WORK REQUIRED
Beginning with the very first line, please reproduce the entries exactly through the line containing "ax.set_axisbelow(True)".
=-=-=-=-=
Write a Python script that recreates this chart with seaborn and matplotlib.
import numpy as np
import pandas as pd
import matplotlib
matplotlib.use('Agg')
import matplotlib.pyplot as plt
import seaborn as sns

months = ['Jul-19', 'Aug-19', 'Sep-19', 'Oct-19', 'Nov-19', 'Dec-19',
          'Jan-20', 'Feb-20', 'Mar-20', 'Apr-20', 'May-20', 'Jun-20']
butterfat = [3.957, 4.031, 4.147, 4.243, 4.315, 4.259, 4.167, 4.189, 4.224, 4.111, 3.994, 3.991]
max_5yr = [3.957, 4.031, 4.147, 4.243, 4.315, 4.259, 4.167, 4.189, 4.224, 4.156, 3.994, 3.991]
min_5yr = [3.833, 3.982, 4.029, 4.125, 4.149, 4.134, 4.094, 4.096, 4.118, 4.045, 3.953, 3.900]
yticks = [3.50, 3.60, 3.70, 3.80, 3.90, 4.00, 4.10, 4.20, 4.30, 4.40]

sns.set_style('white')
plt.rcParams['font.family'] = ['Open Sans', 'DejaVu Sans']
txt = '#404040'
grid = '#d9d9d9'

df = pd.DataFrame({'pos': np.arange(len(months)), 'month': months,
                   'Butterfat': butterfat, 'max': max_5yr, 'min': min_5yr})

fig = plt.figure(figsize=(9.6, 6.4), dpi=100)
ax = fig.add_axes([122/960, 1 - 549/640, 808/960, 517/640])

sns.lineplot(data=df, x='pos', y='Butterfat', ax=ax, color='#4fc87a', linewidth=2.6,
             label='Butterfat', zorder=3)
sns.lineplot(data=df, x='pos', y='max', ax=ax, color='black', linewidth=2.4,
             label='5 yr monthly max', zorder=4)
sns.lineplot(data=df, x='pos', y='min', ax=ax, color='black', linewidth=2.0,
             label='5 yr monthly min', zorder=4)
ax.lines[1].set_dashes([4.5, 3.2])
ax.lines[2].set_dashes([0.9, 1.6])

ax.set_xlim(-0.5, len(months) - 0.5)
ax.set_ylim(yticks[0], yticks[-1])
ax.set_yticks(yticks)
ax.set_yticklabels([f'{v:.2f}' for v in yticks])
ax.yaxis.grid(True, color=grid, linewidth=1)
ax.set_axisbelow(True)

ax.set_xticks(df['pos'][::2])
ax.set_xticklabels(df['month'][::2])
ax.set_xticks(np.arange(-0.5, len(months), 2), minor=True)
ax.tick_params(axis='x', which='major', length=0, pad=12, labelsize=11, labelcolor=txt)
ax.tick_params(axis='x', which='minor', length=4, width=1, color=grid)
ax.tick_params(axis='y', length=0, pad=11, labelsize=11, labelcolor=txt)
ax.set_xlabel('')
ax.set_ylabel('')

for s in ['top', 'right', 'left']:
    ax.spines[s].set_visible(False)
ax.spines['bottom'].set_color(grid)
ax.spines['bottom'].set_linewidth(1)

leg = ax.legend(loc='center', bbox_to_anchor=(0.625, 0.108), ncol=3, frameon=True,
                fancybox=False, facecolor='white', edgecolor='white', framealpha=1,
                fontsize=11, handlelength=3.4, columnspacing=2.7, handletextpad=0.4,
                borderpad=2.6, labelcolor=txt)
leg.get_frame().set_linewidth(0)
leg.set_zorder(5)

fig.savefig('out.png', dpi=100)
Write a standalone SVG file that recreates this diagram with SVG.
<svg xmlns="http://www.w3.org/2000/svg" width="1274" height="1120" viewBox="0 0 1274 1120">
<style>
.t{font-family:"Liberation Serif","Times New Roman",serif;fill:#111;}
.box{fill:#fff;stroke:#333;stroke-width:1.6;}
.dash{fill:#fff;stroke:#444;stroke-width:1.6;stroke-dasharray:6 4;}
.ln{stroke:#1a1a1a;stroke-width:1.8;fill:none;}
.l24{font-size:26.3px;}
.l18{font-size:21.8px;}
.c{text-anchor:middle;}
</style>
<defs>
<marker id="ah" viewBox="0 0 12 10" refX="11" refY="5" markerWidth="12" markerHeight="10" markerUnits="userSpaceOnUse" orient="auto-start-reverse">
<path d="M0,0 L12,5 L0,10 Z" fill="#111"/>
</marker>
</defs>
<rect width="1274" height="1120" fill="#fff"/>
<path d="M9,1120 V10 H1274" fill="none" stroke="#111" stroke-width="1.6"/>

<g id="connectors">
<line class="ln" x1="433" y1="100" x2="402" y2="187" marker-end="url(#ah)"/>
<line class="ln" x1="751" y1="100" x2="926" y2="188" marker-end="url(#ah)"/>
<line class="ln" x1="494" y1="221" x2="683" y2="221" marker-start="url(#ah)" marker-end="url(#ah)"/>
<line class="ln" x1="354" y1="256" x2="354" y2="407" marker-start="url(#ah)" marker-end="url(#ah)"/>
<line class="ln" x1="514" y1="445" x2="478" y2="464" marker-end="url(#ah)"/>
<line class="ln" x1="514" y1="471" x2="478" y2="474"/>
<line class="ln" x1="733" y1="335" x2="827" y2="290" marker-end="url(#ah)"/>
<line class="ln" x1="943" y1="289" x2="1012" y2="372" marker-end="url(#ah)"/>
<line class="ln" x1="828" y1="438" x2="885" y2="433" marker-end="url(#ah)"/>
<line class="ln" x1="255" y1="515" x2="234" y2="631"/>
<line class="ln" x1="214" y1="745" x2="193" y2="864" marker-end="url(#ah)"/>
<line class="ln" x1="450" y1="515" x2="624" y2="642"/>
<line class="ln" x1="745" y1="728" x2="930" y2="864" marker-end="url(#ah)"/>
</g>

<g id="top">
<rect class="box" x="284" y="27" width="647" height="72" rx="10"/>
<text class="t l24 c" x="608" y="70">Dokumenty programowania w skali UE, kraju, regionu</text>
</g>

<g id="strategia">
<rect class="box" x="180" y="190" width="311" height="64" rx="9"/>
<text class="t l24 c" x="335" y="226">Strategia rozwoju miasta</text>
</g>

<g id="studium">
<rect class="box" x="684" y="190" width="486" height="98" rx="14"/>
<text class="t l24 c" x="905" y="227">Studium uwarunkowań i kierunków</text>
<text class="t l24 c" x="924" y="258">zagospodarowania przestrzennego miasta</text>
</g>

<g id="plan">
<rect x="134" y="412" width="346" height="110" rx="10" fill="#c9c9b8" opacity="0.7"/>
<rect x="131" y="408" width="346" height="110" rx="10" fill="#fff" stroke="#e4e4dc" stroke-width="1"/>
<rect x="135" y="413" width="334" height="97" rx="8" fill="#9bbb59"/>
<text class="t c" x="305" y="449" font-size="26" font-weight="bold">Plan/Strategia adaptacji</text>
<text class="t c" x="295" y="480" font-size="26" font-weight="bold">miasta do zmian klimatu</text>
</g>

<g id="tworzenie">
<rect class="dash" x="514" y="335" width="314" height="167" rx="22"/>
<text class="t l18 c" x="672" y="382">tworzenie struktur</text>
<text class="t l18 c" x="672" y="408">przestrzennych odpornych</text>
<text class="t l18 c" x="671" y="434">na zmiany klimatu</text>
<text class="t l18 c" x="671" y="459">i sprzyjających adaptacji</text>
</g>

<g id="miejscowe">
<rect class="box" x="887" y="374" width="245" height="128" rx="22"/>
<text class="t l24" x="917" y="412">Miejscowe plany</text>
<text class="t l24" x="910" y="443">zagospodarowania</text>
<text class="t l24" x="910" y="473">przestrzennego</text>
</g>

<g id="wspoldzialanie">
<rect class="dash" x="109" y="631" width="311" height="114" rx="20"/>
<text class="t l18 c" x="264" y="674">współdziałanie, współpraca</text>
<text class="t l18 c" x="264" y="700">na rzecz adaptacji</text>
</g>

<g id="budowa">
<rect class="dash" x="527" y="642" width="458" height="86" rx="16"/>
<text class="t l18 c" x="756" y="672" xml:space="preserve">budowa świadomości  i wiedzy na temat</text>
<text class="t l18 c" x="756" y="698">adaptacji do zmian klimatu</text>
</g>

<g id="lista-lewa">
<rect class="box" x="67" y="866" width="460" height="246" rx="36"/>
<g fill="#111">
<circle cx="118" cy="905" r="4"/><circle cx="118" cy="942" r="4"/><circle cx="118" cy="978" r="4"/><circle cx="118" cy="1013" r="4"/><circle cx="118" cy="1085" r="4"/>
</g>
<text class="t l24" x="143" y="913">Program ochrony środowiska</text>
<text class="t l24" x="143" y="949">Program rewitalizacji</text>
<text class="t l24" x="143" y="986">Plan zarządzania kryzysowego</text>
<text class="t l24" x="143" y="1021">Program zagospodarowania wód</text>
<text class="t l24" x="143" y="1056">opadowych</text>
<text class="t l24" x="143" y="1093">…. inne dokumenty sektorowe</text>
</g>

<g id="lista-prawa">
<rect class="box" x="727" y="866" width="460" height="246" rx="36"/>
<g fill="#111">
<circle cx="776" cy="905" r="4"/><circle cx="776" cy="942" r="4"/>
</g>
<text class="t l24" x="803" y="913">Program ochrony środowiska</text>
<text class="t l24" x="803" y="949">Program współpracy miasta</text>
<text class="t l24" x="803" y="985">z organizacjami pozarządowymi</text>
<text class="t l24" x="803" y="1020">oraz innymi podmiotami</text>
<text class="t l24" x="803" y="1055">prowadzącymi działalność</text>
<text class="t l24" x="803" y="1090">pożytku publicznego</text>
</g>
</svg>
=-=-=-=-=
ANSWER TO THIS TASK
Write a Python script that recreates this chart with seaborn and matplotlib.
import numpy as np
import pandas as pd
import matplotlib
matplotlib.use('Agg')
import matplotlib.pyplot as plt
import seaborn as sns

months = ['Jul-19', 'Aug-19', 'Sep-19', 'Oct-19', 'Nov-19', 'Dec-19',
          'Jan-20', 'Feb-20', 'Mar-20', 'Apr-20', 'May-20', 'Jun-20']
butterfat = [3.957, 4.031, 4.147, 4.243, 4.315, 4.259, 4.167, 4.189, 4.224, 4.111, 3.994, 3.991]
max_5yr = [3.957, 4.031, 4.147, 4.243, 4.315, 4.259, 4.167, 4.189, 4.224, 4.156, 3.994, 3.991]
min_5yr = [3.833, 3.982, 4.029, 4.125, 4.149, 4.134, 4.094, 4.096, 4.118, 4.045, 3.953, 3.900]
yticks = [3.50, 3.60, 3.70, 3.80, 3.90, 4.00, 4.10, 4.20, 4.30, 4.40]

sns.set_style('white')
plt.rcParams['font.family'] = ['Open Sans', 'DejaVu Sans']
txt = '#404040'
grid = '#d9d9d9'

df = pd.DataFrame({'pos': np.arange(len(months)), 'month': months,
                   'Butterfat': butterfat, 'max': max_5yr, 'min': min_5yr})

fig = plt.figure(figsize=(9.6, 6.4), dpi=100)
ax = fig.add_axes([122/960, 1 - 549/640, 808/960, 517/640])

sns.lineplot(data=df, x='pos', y='Butterfat', ax=ax, color='#4fc87a', linewidth=2.6,
             label='Butterfat', zorder=3)
sns.lineplot(data=df, x='pos', y='max', ax=ax, color='black', linewidth=2.4,
             label='5 yr monthly max', zorder=4)
sns.lineplot(data=df, x='pos', y='min', ax=ax, color='black', linewidth=2.0,
             label='5 yr monthly min', zorder=4)
ax.lines[1].set_dashes([4.5, 3.2])
ax.lines[2].set_dashes([0.9, 1.6])

ax.set_xlim(-0.5, len(months) - 0.5)
ax.set_ylim(yticks[0], yticks[-1])
ax.set_yticks(yticks)
ax.set_yticklabels([f'{v:.2f}' for v in yticks])
ax.yaxis.grid(True, color=grid, linewidth=1)
ax.set_axisbelow(True)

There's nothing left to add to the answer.